Reproduce the following material exactly, including every line.

——————————

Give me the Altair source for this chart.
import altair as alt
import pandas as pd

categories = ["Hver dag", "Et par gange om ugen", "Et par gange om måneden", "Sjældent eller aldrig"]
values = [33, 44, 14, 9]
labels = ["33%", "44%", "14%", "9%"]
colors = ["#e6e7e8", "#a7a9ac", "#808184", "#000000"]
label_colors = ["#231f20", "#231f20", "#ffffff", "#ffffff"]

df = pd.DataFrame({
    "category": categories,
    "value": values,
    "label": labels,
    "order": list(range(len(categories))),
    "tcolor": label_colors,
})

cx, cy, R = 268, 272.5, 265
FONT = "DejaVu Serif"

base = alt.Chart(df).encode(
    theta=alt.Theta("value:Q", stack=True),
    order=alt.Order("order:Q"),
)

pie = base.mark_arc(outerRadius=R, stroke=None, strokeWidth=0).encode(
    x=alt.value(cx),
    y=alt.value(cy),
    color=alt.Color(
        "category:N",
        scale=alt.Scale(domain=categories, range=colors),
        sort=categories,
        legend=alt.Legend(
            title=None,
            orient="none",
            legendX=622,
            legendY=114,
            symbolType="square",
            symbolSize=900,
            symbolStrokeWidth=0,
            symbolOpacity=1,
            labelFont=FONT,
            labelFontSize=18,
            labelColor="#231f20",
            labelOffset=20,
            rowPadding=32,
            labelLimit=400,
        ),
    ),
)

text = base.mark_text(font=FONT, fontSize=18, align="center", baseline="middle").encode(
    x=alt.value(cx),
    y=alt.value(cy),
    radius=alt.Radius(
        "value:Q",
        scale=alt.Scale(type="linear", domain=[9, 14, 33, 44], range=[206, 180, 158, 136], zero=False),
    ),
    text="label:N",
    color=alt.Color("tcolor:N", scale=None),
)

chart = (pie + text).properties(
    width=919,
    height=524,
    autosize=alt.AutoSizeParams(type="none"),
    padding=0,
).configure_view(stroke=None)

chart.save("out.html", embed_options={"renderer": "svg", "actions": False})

——————————

SOLUTION TO THIS PROBLEM -
Give me the Altair source for this chart.
import altair as alt
import pandas as pd

categories = ["Hver dag", "Et par gange om ugen", "Et par gange om måneden", "Sjældent eller aldrig"]
values = [33, 44, 14, 9]
labels = ["33%", "44%", "14%", "9%"]
colors = ["#e6e7e8", "#a7a9ac", "#808184", "#000000"]
label_colors = ["#231f20", "#231f20", "#ffffff", "#ffffff"]

df = pd.DataFrame({
    "category": categories,
    "value": values,
    "label": labels,
    "order": list(range(len(categories))),
    "tcolor": label_colors,
})

cx, cy, R = 268, 272.5, 265
FONT = "DejaVu Serif"

base = alt.Chart(df).encode(
    theta=alt.Theta("value:Q", stack=True),
    order=alt.Order("order:Q"),
)

pie = base.mark_arc(outerRadius=R, stroke=None, strokeWidth=0).encode(
    x=alt.value(cx),
    y=alt.value(cy),
    color=alt.Color(
        "category:N",
        scale=alt.Scale(domain=categories, range=colors),
        sort=categories,
        legend=alt.Legend(
            title=None,
            orient="none",
            legendX=622,
            legendY=114,
            symbolType="square",
            symbolSize=900,
            symbolStrokeWidth=0,
            symbolOpacity=1,
            labelFont=FONT,
            labelFontSize=18,
            labelColor="#231f20",
            labelOffset=20,
            rowPadding=32,
            labelLimit=400,
        ),
    ),
)

text = base.mark_text(font=FONT, fontSize=18, align="center", baseline="middle").encode(
    x=alt.value(cx),
    y=alt.value(cy),
    radius=alt.Radius(
        "value:Q",
        scale=alt.Scale(type="linear", domain=[9, 14, 33, 44], range=[206, 180, 158, 136], zero=False),
    ),
    text="label:N",
    color=alt.Color("tcolor:N", scale=None),
)

chart = (pie + text).properties(
    width=919,
    height=524,
    autosize=alt.AutoSizeParams(type="none"),
    padding=0,
).configure_view(stroke=None)

chart.save("out.html", embed_options={"renderer": "svg", "actions": False})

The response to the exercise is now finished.